I’ve been lucky enough to have visited 19 countries so far. My family works hard, but my mom set us up a long time ago by creating a business that afforded us an excuse to travel. We’ve stayed at many a tiny hostel, with all four of us crammed into a bed and spent our time walking almost everywhere instead of hailing cabs.
None of it bothered me. I might have complained all the times that the nighttime weather hit 100 degrees and we had to lay on the sticky tile floor to cool down, but I never really meant it. Everything outside of Pittsburgh had a gloss to it that made even the most inconvenient of situations forgivable. No amount of scorpions on my bedroom ceiling, pit toilets or 18-hour car rides could deter me.
In college now, I feel the same way. I’ve come to appreciate Pittsburgh more, for its familiar side streets and haunts. Almost my entire extended family is here, which is a real plus. My best friends live here and it boasts my favorite hammocking spot, but I don’t think I’ll ever be rid of the travel bug.
There’s something about carefully laying out your clothing, deciding which thrifted tank top is going to last you the voyage, what pair of hand-me-down shorts could be sacrificed to make space for a bag of Palitos scooped at the San Jose International Airport, what novel would make the best trade with a new friend. It all makes me smile even just thinking about it. The feeling of talking to someone who’s only ever seen the opposite side of the world as you, making lists and lists of new movies, books and songs that you’ve been shown, learning all the local legends that are bound to keep you up at night, it’s all unmatched.

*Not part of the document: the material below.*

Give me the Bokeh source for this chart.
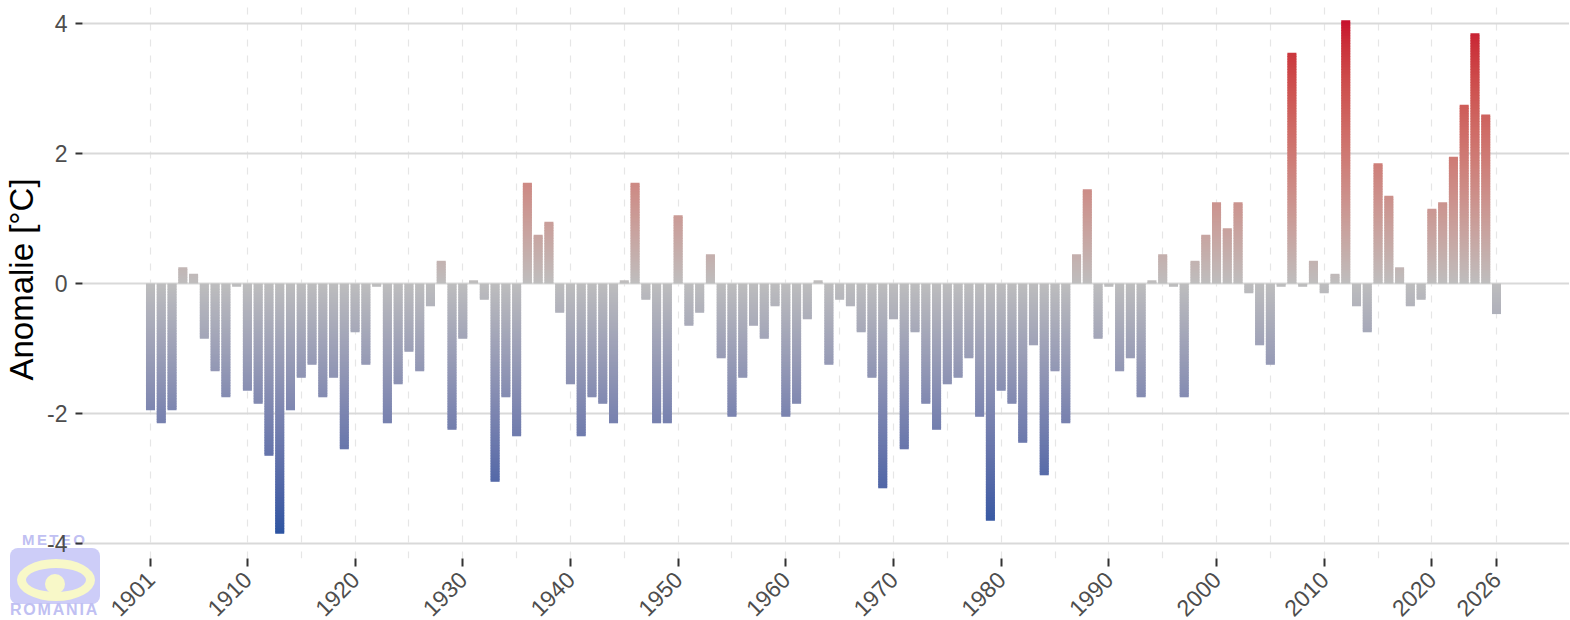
import numpy as np
from math import pi
from bokeh.plotting import figure
from bokeh.layouts import column
from bokeh.models import Range1d, FixedTicker, Div, InlineStyleSheet
from bokeh.embed import file_html
from bokeh.resources import INLINE

# ---------------- data ----------------
years = list(range(1901, 2027))
anomalies = [
    -1.95, -2.15, -1.95, 0.25, 0.15, -0.85, -1.35, -1.75, -0.05, -1.65,   # 1901-1910
    -1.85, -2.65, -3.85, -1.95, -1.45, -1.25, -1.75, -1.45, -2.55, -0.75,  # 1911-1920
    -1.25, -0.05, -2.15, -1.55, -1.05, -1.35, -0.35, 0.35, -2.25, -0.85,   # 1921-1930
    0.05, -0.25, -3.05, -1.75, -2.35, 1.55, 0.75, 0.95, -0.45, -1.55,      # 1931-1940
    -2.35, -1.75, -1.85, -2.15, 0.05, 1.55, -0.25, -2.15, -2.15, 1.05,     # 1941-1950
    -0.65, -0.45, 0.45, -1.15, -2.05, -1.45, -0.65, -0.85, -0.35, -2.05,   # 1951-1960
    -1.85, -0.55, 0.05, -1.25, -0.25, -0.35, -0.75, -1.45, -3.15, -0.55,   # 1961-1970
    -2.55, -0.75, -1.85, -2.25, -1.55, -1.45, -1.15, -2.05, -3.65, -1.65,  # 1971-1980
    -1.85, -2.45, -0.95, -2.95, -1.35, -2.15, 0.45, 1.45, -0.85, -0.05,    # 1981-1990
    -1.35, -1.15, -1.75, 0.05, 0.45, -0.05, -1.75, 0.35, 0.75, 1.25,       # 1991-2000
    0.85, 1.25, -0.15, -0.95, -1.25, -0.05, 3.55, -0.05, 0.35, -0.15,      # 2001-2010
    0.15, 4.05, -0.35, -0.75, 1.85, 1.35, 0.25, -0.35, -0.25, 1.15,        # 2011-2020
    1.25, 1.95, 2.75, 3.85, 2.60, -0.47,                                   # 2021-2026
]
x_tick_years = [1901, 1910, 1920, 1930, 1940, 1950, 1960, 1970, 1980,
                1990, 2000, 2010, 2020, 2026]
x_minor_grid_years = [1915, 1925, 1935, 1945, 1955, 1965, 1975, 1985,
                      1995, 2005, 2015]
y_ticks = [-4, -2, 0, 2, 4]
y_label = "Anomalie [°C]"
logo_top_text = "METEO"
logo_bottom_text = "ROMANIA"

# ---------------- colour scale (Lab interpolation, like gradient2) ----------------
MID_RGB = (190, 190, 190)
LOW_RGB = (30, 80, 160)
HIGH_RGB = (200, 16, 46)
M = np.array([[0.4124, 0.3576, 0.1805], [0.2126, 0.7152, 0.0722], [0.0193, 0.1192, 0.9505]])
Minv = np.linalg.inv(M)
WHITE = np.array([0.95047, 1.0, 1.08883])


def rgb2lab(rgb):
    c = np.array(rgb, dtype=float) / 255.0
    lin = np.where(c <= 0.04045, c / 12.92, ((c + 0.055) / 1.055) ** 2.4)
    xyz = M @ lin / WHITE
    f = np.where(xyz > 0.008856, np.cbrt(xyz), 7.787 * xyz + 16 / 116)
    return np.array([116 * f[1] - 16, 500 * (f[0] - f[1]), 200 * (f[1] - f[2])])


def lab2hex(lab):
    L, a, b = lab
    fy = (L + 16) / 116
    f = np.array([fy + a / 500, fy, fy - b / 200])
    xyz = np.where(f ** 3 > 0.008856, f ** 3, (f - 16 / 116) / 7.787) * WHITE
    lin = np.clip(Minv @ xyz, 0, 1)
    s = np.where(lin <= 0.0031308, 12.92 * lin, 1.055 * lin ** (1 / 2.4) - 0.055)
    r, g, bb = (np.clip(s, 0, 1) * 255).round().astype(int)
    return "#%02x%02x%02x" % (r, g, bb)


LAB_MID, LAB_LOW, LAB_HIGH = rgb2lab(MID_RGB), rgb2lab(LOW_RGB), rgb2lab(HIGH_RGB)
LIM = max(abs(v) for v in anomalies)


def colour(v):
    t = min(abs(v) / LIM, 1.0)
    end = LAB_HIGH if v > 0 else LAB_LOW
    return lab2hex(LAB_MID + (end - LAB_MID) * t)


# ---------------- gradient bars as stacked slices ----------------
STEP = 0.025
BAR_W = 0.84
left, right, bottom, top, fills = [], [], [], [], []
for yr, v in zip(years, anomalies):
    av = abs(v)
    n = int(np.ceil(av / STEP - 1e-9))
    sgn = 1 if v > 0 else -1
    for k in range(n):
        a0 = k * STEP
        a1 = min((k + 1) * STEP, av)
        lo = max(a0 - 0.6 * STEP, 0.0)
        mid = (a0 + a1) / 2
        if sgn > 0:
            b_, t_ = lo, a1
        else:
            b_, t_ = -a1, -lo
        left.append(yr - BAR_W / 2)
        right.append(yr + BAR_W / 2)
        bottom.append(b_)
        top.append(t_)
        fills.append(colour(sgn * mid))

# ---------------- figure ----------------
FONT = "Liberation Sans"
p = figure(
    frame_width=1487, frame_height=558,
    x_range=Range1d(1894.685, 2032.78), y_range=Range1d(-4.23, 4.354),
    output_backend="svg", toolbar_location=None,
    min_border_left=81, min_border_right=0, min_border_top=0, min_border_bottom=60,
    background_fill_color=None, border_fill_color=None,
)
p.outline_line_color = None

p.quad(left=left, right=right, bottom=bottom, top=top,
       fill_color=fills, line_color=None)

# x axis
p.xaxis.ticker = FixedTicker(ticks=x_tick_years, minor_ticks=x_minor_grid_years)
p.xaxis.axis_line_color = None
p.xaxis.major_tick_line_color = "#333333"
p.xaxis.major_tick_line_width = 2
p.xaxis.major_tick_out = 8
p.xaxis.major_tick_in = 0
p.xaxis.minor_tick_line_color = None
p.xaxis.major_label_orientation = pi / 4
p.xaxis.major_label_text_font = FONT
p.xaxis.major_label_text_font_size = "23px"
p.xaxis.major_label_text_color = "#4d4d4d"
p.xaxis.major_label_standoff = 9

# y axis
p.yaxis.ticker = FixedTicker(ticks=y_ticks)
p.yaxis.major_label_overrides = {t: str(t) for t in y_ticks}
p.yaxis.axis_line_color = None
p.yaxis.major_tick_line_color = "#333333"
p.yaxis.major_tick_line_width = 2
p.yaxis.major_tick_out = 7
p.yaxis.major_tick_in = 0
p.yaxis.minor_tick_line_color = None
p.yaxis.major_label_text_font = FONT
p.yaxis.major_label_text_font_size = "23px"
p.yaxis.major_label_text_color = "#4d4d4d"
p.yaxis.major_label_standoff = 8
p.yaxis.axis_label = y_label
p.yaxis.axis_label_text_font = FONT
p.yaxis.axis_label_text_font_size = "33px"
p.yaxis.axis_label_text_font_style = "normal"
p.yaxis.axis_label_text_color = "black"
p.yaxis.axis_label_standoff = 4

# grids
p.ygrid.grid_line_color = "#d9d9d9"
p.ygrid.grid_line_width = 2.2
p.xgrid.grid_line_color = "#e6e6e6"
p.xgrid.grid_line_width = 1.2
p.xgrid.grid_line_dash = "7 9"
p.xgrid.minor_grid_line_color = "#e6e6e6"
p.xgrid.minor_grid_line_width = 1.2
p.xgrid.minor_grid_line_dash = "7 9"

# ---------------- watermark logo (HTML, placed behind the transparent canvas) ----------------
LAV = "#cdcdf8"
YEL = "#f8f8c8"
TXT = "#c0c0f2"
logo_html = f"""
<div style="position:relative;box-sizing:border-box;width:100px;height:89px;font-family:'{FONT}';font-weight:bold;color:{TXT};">
  <div style="position:absolute;left:5px;top:17px;width:90px;height:56px;background:{LAV};border-radius:8px;"></div>
  <div style="position:absolute;box-sizing:border-box;left:12px;top:28px;width:78px;height:42px;border:9px solid {YEL};border-radius:50%;"></div>
  <div style="position:absolute;left:40px;top:43px;width:20px;height:20px;background:{YEL};border-radius:50%;"></div>
  <div style="position:absolute;left:17px;top:1px;font-size:15px;line-height:15px;letter-spacing:2.4px;">{logo_top_text}</div>
  <div style="position:absolute;left:5px;top:70px;font-size:16px;line-height:18px;letter-spacing:1.8px;">{logo_bottom_text}</div>
</div>
"""
logo_css = InlineStyleSheet(css=":host{position:absolute !important;left:0px !important;"
                                "top:526px !important;z-index:-1 !important;}")
logo = Div(text=logo_html, width=100, height=89, stylesheets=[logo_css],
           styles={"position": "absolute", "left": "0px", "top": "526px", "z-index": "-1"})

layout = column(p, logo)
open("out.html", "w").write(file_html(layout, INLINE))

The world is actually full of lots of good and interesting people. There seems to be an endless supply of neat trees that boast different flavors of fruits if you go looking for them. Yes, there are just as many bad, scary, horrible things as there are in Pittsburgh. But I love my birthplace and my planet all the same.
If you get down to it, I’m just as I was at 6 years old. My green hiking backpack on my lap, looking out a window, hoping for some new, strange little adventure.